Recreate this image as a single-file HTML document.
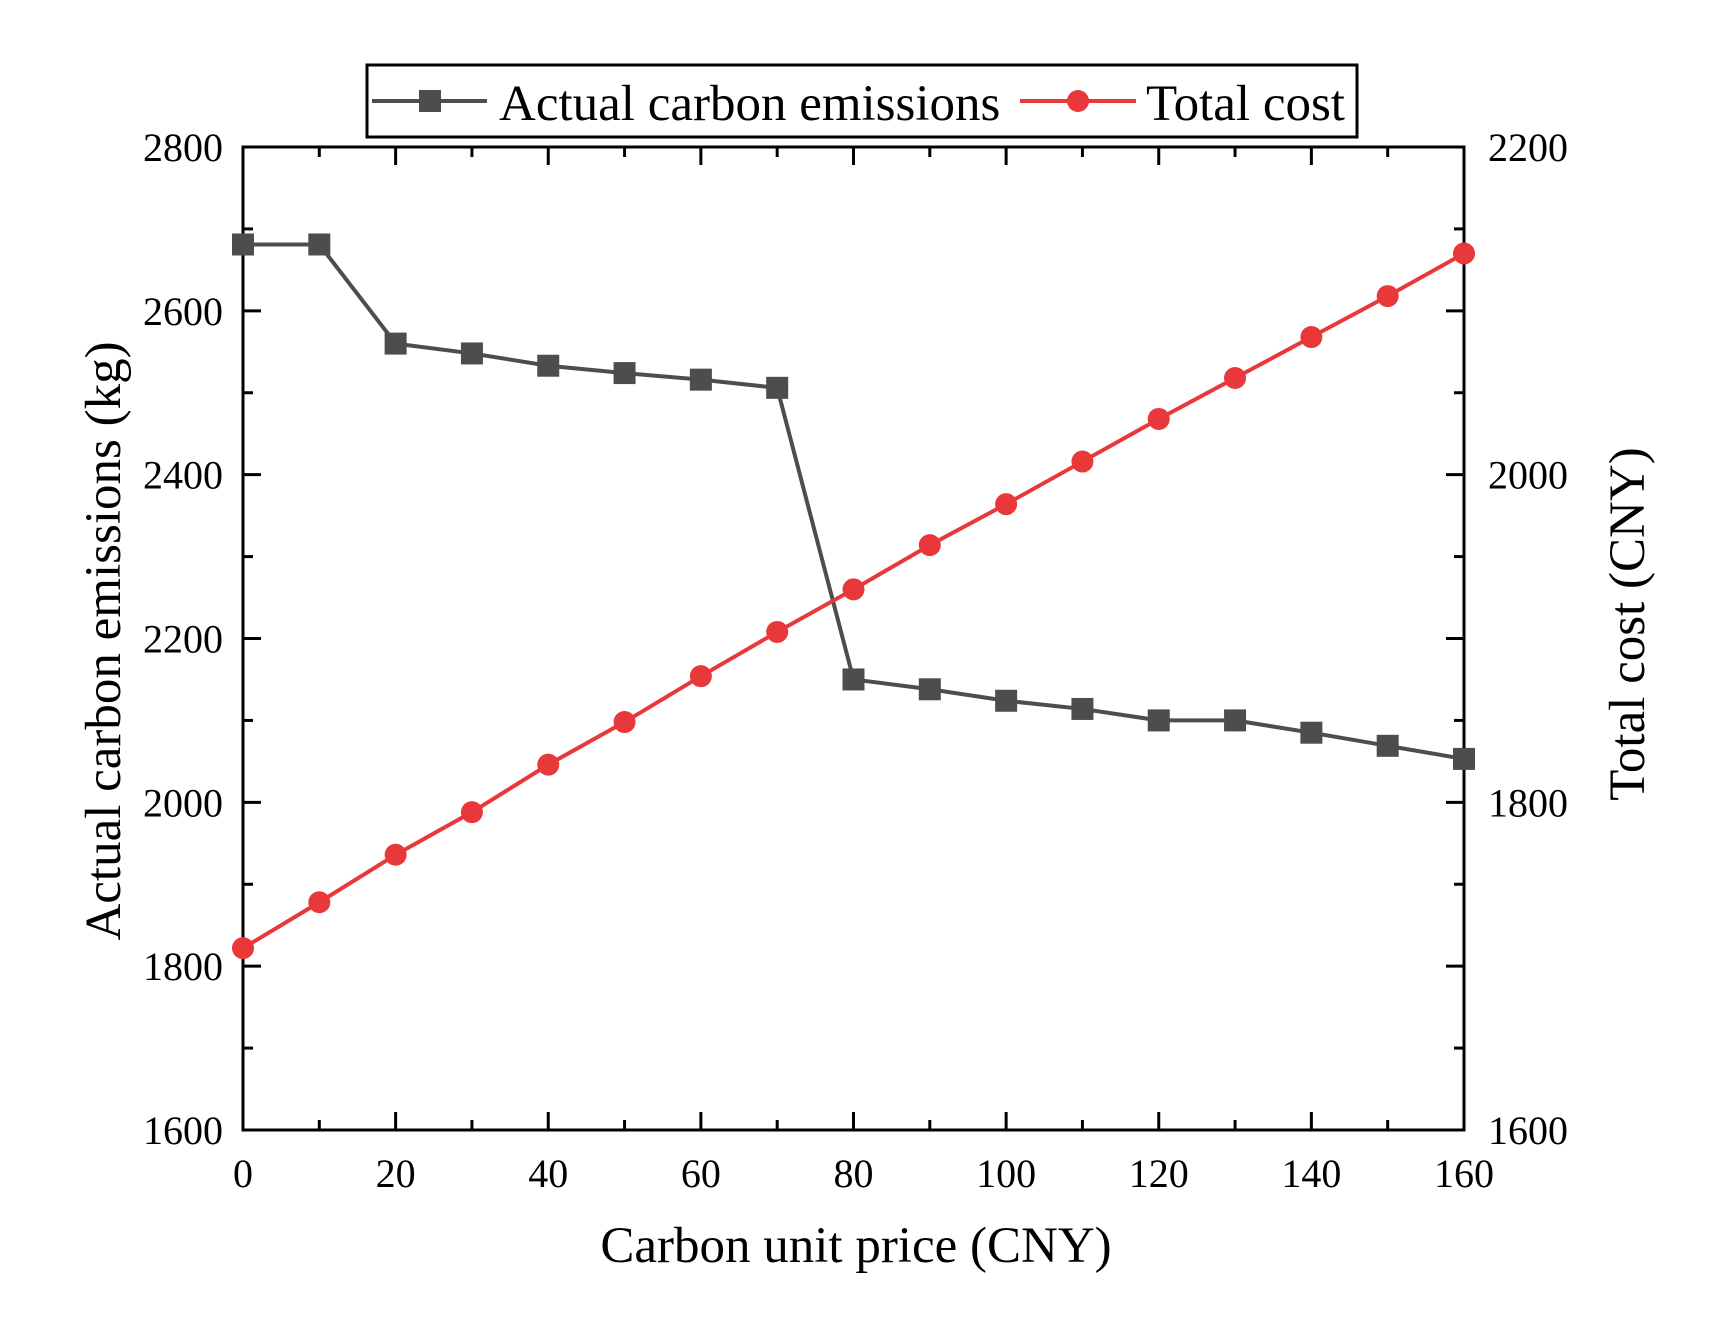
<!DOCTYPE html>
<html><head><meta charset="utf-8"><style>
html,body{margin:0;padding:0;background:#fff;}
svg{display:block;font-family:"Liberation Serif",serif;}
</style></head><body>
<svg id="chart" width="1724" height="1320" viewBox="0 0 1724 1320" xmlns="http://www.w3.org/2000/svg">
<rect width="1724" height="1320" fill="#fff"/>
<g id="grid"></g>
<g id="series"></g>
<g id="legend">
  <rect x="367" y="65" width="990" height="72" fill="#fff" stroke="#000" stroke-width="3"/>
  <g>
    <line x1="372" y1="101" x2="487" y2="101" stroke="#4d4d4d" stroke-width="4"/>
    <rect x="419" y="90" width="22" height="22" fill="#4d4d4d"/>
    <text x="499" y="120" font-size="51" fill="#000">Actual carbon emissions</text>
  </g>
  <g>
    <line x1="1020" y1="101" x2="1136" y2="101" stroke="#e8383a" stroke-width="4"/>
    <circle cx="1078" cy="101" r="11" fill="#e8383a"/>
    <text x="1146" y="120" font-size="51" fill="#000">Total cost</text>
  </g>
</g>
<text x="856" y="1262" font-size="51" text-anchor="middle">Carbon unit price (CNY)</text>
<text transform="translate(120,641) rotate(-90)" font-size="51" text-anchor="middle">Actual carbon emissions (kg)</text>
<text transform="translate(1644,624) rotate(-90)" font-size="51" text-anchor="middle">Total cost (CNY)</text>
</svg>
<script>
const prices = [0,10,20,30,40,50,60,70,80,90,100,110,120,130,140,150,160];
const emissions = [2681,2681,2560,2548,2533,2524,2516,2506,2150,2138,2124,2114,2100,2100,2085,2069,2053];
const totalCost = [1711,1739,1768,1794,1823,1849,1877,1904,1930,1957,1982,2008,2034,2059,2084,2109,2135];
const xTicks = [0,20,40,60,80,100,120,140,160];
const leftTicks = [1600,1800,2000,2200,2400,2600,2800];
const rightTicks = [1600,1800,2000,2200];

const L=243, R=1464, T=147, B=1130;
const xs = v => L + (v-0)/(160-0)*(R-L);
const yl = v => B - (v-1600)/(2800-1600)*(B-T);
const yr = v => B - (v-1600)/(2200-1600)*(B-T);
const NS="http://www.w3.org/2000/svg";
const grid=document.getElementById('grid'), ser=document.getElementById('series');
function mk(tag, attrs, parent){const e=document.createElementNS(NS,tag);for(const k in attrs)e.setAttribute(k,attrs[k]);parent.appendChild(e);return e;}

for(let v=0; v<=160; v+=10){
  const major = v%20===0, len = major?18:10, x=xs(v);
  const t1=mk('line',{x1:x,y1:B,x2:x,y2:B-len,stroke:'#000','stroke-width':3},grid);
  
  
  const t2=mk('line',{x1:x,y1:T,x2:x,y2:T+len,stroke:'#000','stroke-width':3},grid);
  
  
}
for(let v=1600; v<=2800; v+=100){
  const major = v%200===0, len = major?18:10, y=yl(v);
  const t=mk('line',{x1:L,y1:y,x2:L+len,y2:y,stroke:'#000','stroke-width':3},grid);
  
  
  const t2=mk('line',{x1:R,y1:y,x2:R-len,y2:y,stroke:'#000','stroke-width':3},grid);
  
  
}
const frame=mk('rect',{x:L,y:T,width:R-L,height:B-T,fill:'none',stroke:'#000','stroke-width':3},grid);



xTicks.forEach(v=>{
  const t=mk('text',{x:xs(v),y:1187,'font-size':40,'text-anchor':'middle'},grid);
  t.textContent=v;
  
  
});
leftTicks.forEach(v=>{
  const t=mk('text',{x:223,y:yl(v)+14,'font-size':40,'text-anchor':'end'},grid);
  t.textContent=v;
  
  
});
rightTicks.forEach(v=>{
  const t=mk('text',{x:1488,y:yr(v)+14,'font-size':40,'text-anchor':'start'},grid);
  t.textContent=v;
  
  
});

const pe=mk('polyline',{points:prices.map((p,i)=>xs(p)+','+yl(emissions[i])).join(' '),fill:'none',stroke:'#4d4d4d','stroke-width':4},ser);


const pc=mk('polyline',{points:prices.map((p,i)=>xs(p)+','+yr(totalCost[i])).join(' '),fill:'none',stroke:'#e8383a','stroke-width':4},ser);


prices.forEach((p,i)=>{
  const m=mk('rect',{x:xs(p)-11,y:yl(emissions[i])-11,width:22,height:22,fill:'#4d4d4d'},ser);
  
  
  const c=mk('circle',{cx:xs(p),cy:yr(totalCost[i]),r:11,fill:'#e8383a'},ser);
  
  
});
</script>
</body></html>
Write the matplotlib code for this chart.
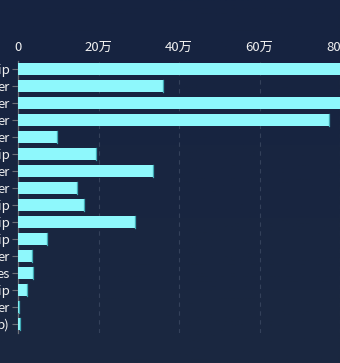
import matplotlib
matplotlib.use("Agg")
import numpy as np
import matplotlib.pyplot as plt
from matplotlib.colors import LinearSegmentedColormap

plt.rcParams['font.family'] = ['Noto Sans CJK SC', 'DejaVu Sans']

# visible (clipped) category labels, top to bottom
labels = ["ip", "er", "er", "er", "er", "ip", "er", "er",
          "ip", "ip", "ip", "er", "es", "ip", "er", "p)"]
# values (in units of 1)
values = [880000, 360000, 950000, 773000, 97000, 195000, 335000, 147000,
          165000, 290000, 73000, 34000, 37000, 22000, 2000, 4000]
xticks = [0, 200000, 400000, 600000, 800000]

W, H = 340, 363
fig = plt.figure(figsize=(W / 100, H / 100), dpi=100)

# background gradient
bg = fig.add_axes([0, 0, 1, 1], zorder=-1)
cmap = LinearSegmentedColormap.from_list("bg", ["#162340", "#1b2840"])
grad = np.linspace(0, 1, 256).reshape(-1, 1)
bg.imshow(grad, aspect="auto", cmap=cmap, extent=[0, 1, 0, 1], origin="upper")
bg.axis("off")

left = 18 / W
top = 1 - 60.5 / H
bottom = 1 - 332.5 / H
ax = fig.add_axes([left, bottom, 1 - left, top - bottom])
ax.set_facecolor("none")

y = np.arange(len(labels))
ax.barh(y, values, height=0.68, color="#8ef8fc", edgecolor="none", zorder=3)
# darker cap at bar end
for yi, v in zip(y, values):
    ax.plot([v, v], [yi - 0.34, yi + 0.34], color="#3fa9b4", lw=0.9, zorder=4)

ax.set_xlim(0, 800000)
ax.set_ylim(len(labels) - 0.5, -0.5)

ax.xaxis.tick_top()
ax.set_xticks(xticks)
ax.set_xticklabels(["0" if t == 0 else f"{t // 10000}万" for t in xticks])
ax.tick_params(axis="x", length=0, pad=5, labelsize=9.5, colors="#f0f0f0")
ax.set_yticks(y)
ax.set_yticklabels(labels)
ax.tick_params(axis="y", length=4, width=0.8, color="#6e7079", pad=2,
               labelsize=9.5, labelcolor="#f0f0f0")

for s in ["top", "right", "bottom"]:
    ax.spines[s].set_visible(False)
ax.spines["left"].set_color("#6e7079")
ax.spines["left"].set_linewidth(0.9)

for t in xticks[1:]:
    ax.axvline(t, color="#34415a", lw=0.8, ls=(0, (4, 4)), zorder=1)

fig.savefig("out.png", dpi=100, facecolor="#182440")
+++
**Stated problem**
Omit every picture, then repeat the remaining data exactly as it appears above.

**Full response**
Recreate this image as a single-file HTML document.
<!DOCTYPE html>
<html><head><meta charset="utf-8"><style>
html,body{margin:0;padding:0;background:#fff;}
svg{display:block;font-family:"Liberation Serif",serif;}
</style></head><body>
<svg id="chart" width="1724" height="1320" viewBox="0 0 1724 1320" xmlns="http://www.w3.org/2000/svg">
<rect width="1724" height="1320" fill="#fff"/>
<g id="grid"></g>
<g id="series"></g>
<g id="legend">
  <rect x="367" y="65" width="990" height="72" fill="#fff" stroke="#000" stroke-width="3"/>
  <g>
    <line x1="372" y1="101" x2="487" y2="101" stroke="#4d4d4d" stroke-width="4"/>
    <rect x="419" y="90" width="22" height="22" fill="#4d4d4d"/>
    <text x="499" y="120" font-size="51" fill="#000">Actual carbon emissions</text>
  </g>
  <g>
    <line x1="1020" y1="101" x2="1136" y2="101" stroke="#e8383a" stroke-width="4"/>
    <circle cx="1078" cy="101" r="11" fill="#e8383a"/>
    <text x="1146" y="120" font-size="51" fill="#000">Total cost</text>
  </g>
</g>
<text x="856" y="1262" font-size="51" text-anchor="middle">Carbon unit price (CNY)</text>
<text transform="translate(120,641) rotate(-90)" font-size="51" text-anchor="middle">Actual carbon emissions (kg)</text>
<text transform="translate(1644,624) rotate(-90)" font-size="51" text-anchor="middle">Total cost (CNY)</text>
</svg>
<script>
const prices = [0,10,20,30,40,50,60,70,80,90,100,110,120,130,140,150,160];
const emissions = [2681,2681,2560,2548,2533,2524,2516,2506,2150,2138,2124,2114,2100,2100,2085,2069,2053];
const totalCost = [1711,1739,1768,1794,1823,1849,1877,1904,1930,1957,1982,2008,2034,2059,2084,2109,2135];
const xTicks = [0,20,40,60,80,100,120,140,160];
const leftTicks = [1600,1800,2000,2200,2400,2600,2800];
const rightTicks = [1600,1800,2000,2200];

const L=243, R=1464, T=147, B=1130;
const xs = v => L + (v-0)/(160-0)*(R-L);
const yl = v => B - (v-1600)/(2800-1600)*(B-T);
const yr = v => B - (v-1600)/(2200-1600)*(B-T);
const NS="http://www.w3.org/2000/svg";
const grid=document.getElementById('grid'), ser=document.getElementById('series');
function mk(tag, attrs, parent){const e=document.createElementNS(NS,tag);for(const k in attrs)e.setAttribute(k,attrs[k]);parent.appendChild(e);return e;}

for(let v=0; v<=160; v+=10){
  const major = v%20===0, len = major?18:10, x=xs(v);
  const t1=mk('line',{x1:x,y1:B,x2:x,y2:B-len,stroke:'#000','stroke-width':3},grid);
  
  
  const t2=mk('line',{x1:x,y1:T,x2:x,y2:T+len,stroke:'#000','stroke-width':3},grid);
  
  
}
for(let v=1600; v<=2800; v+=100){
  const major = v%200===0, len = major?18:10, y=yl(v);
  const t=mk('line',{x1:L,y1:y,x2:L+len,y2:y,stroke:'#000','stroke-width':3},grid);
  
  
  const t2=mk('line',{x1:R,y1:y,x2:R-len,y2:y,stroke:'#000','stroke-width':3},grid);
  
  
}
const frame=mk('rect',{x:L,y:T,width:R-L,height:B-T,fill:'none',stroke:'#000','stroke-width':3},grid);



xTicks.forEach(v=>{
  const t=mk('text',{x:xs(v),y:1187,'font-size':40,'text-anchor':'middle'},grid);
  t.textContent=v;
  
  
});
leftTicks.forEach(v=>{
  const t=mk('text',{x:223,y:yl(v)+14,'font-size':40,'text-anchor':'end'},grid);
  t.textContent=v;
  
  
});
rightTicks.forEach(v=>{
  const t=mk('text',{x:1488,y:yr(v)+14,'font-size':40,'text-anchor':'start'},grid);
  t.textContent=v;
  
  
});

const pe=mk('polyline',{points:prices.map((p,i)=>xs(p)+','+yl(emissions[i])).join(' '),fill:'none',stroke:'#4d4d4d','stroke-width':4},ser);


const pc=mk('polyline',{points:prices.map((p,i)=>xs(p)+','+yr(totalCost[i])).join(' '),fill:'none',stroke:'#e8383a','stroke-width':4},ser);


prices.forEach((p,i)=>{
  const m=mk('rect',{x:xs(p)-11,y:yl(emissions[i])-11,width:22,height:22,fill:'#4d4d4d'},ser);
  
  
  const c=mk('circle',{cx:xs(p),cy:yr(totalCost[i]),r:11,fill:'#e8383a'},ser);
  
  
});
</script>
</body></html>
Write the matplotlib code for this chart.
import matplotlib
matplotlib.use("Agg")
import numpy as np
import matplotlib.pyplot as plt
from matplotlib.colors import LinearSegmentedColormap

plt.rcParams['font.family'] = ['Noto Sans CJK SC', 'DejaVu Sans']

# visible (clipped) category labels, top to bottom
labels = ["ip", "er", "er", "er", "er", "ip", "er", "er",
          "ip", "ip", "ip", "er", "es", "ip", "er", "p)"]
# values (in units of 1)
values = [880000, 360000, 950000, 773000, 97000, 195000, 335000, 147000,
          165000, 290000, 73000, 34000, 37000, 22000, 2000, 4000]
xticks = [0, 200000, 400000, 600000, 800000]

W, H = 340, 363
fig = plt.figure(figsize=(W / 100, H / 100), dpi=100)

# background gradient
bg = fig.add_axes([0, 0, 1, 1], zorder=-1)
cmap = LinearSegmentedColormap.from_list("bg", ["#162340", "#1b2840"])
grad = np.linspace(0, 1, 256).reshape(-1, 1)
bg.imshow(grad, aspect="auto", cmap=cmap, extent=[0, 1, 0, 1], origin="upper")
bg.axis("off")

left = 18 / W
top = 1 - 60.5 / H
bottom = 1 - 332.5 / H
ax = fig.add_axes([left, bottom, 1 - left, top - bottom])
ax.set_facecolor("none")

y = np.arange(len(labels))
ax.barh(y, values, height=0.68, color="#8ef8fc", edgecolor="none", zorder=3)
# darker cap at bar end
for yi, v in zip(y, values):
    ax.plot([v, v], [yi - 0.34, yi + 0.34], color="#3fa9b4", lw=0.9, zorder=4)

ax.set_xlim(0, 800000)
ax.set_ylim(len(labels) - 0.5, -0.5)

ax.xaxis.tick_top()
ax.set_xticks(xticks)
ax.set_xticklabels(["0" if t == 0 else f"{t // 10000}万" for t in xticks])
ax.tick_params(axis="x", length=0, pad=5, labelsize=9.5, colors="#f0f0f0")
ax.set_yticks(y)
ax.set_yticklabels(labels)
ax.tick_params(axis="y", length=4, width=0.8, color="#6e7079", pad=2,
               labelsize=9.5, labelcolor="#f0f0f0")

for s in ["top", "right", "bottom"]:
    ax.spines[s].set_visible(False)
ax.spines["left"].set_color("#6e7079")
ax.spines["left"].set_linewidth(0.9)

for t in xticks[1:]:
    ax.axvline(t, color="#34415a", lw=0.8, ls=(0, (4, 4)), zorder=1)

fig.savefig("out.png", dpi=100, facecolor="#182440")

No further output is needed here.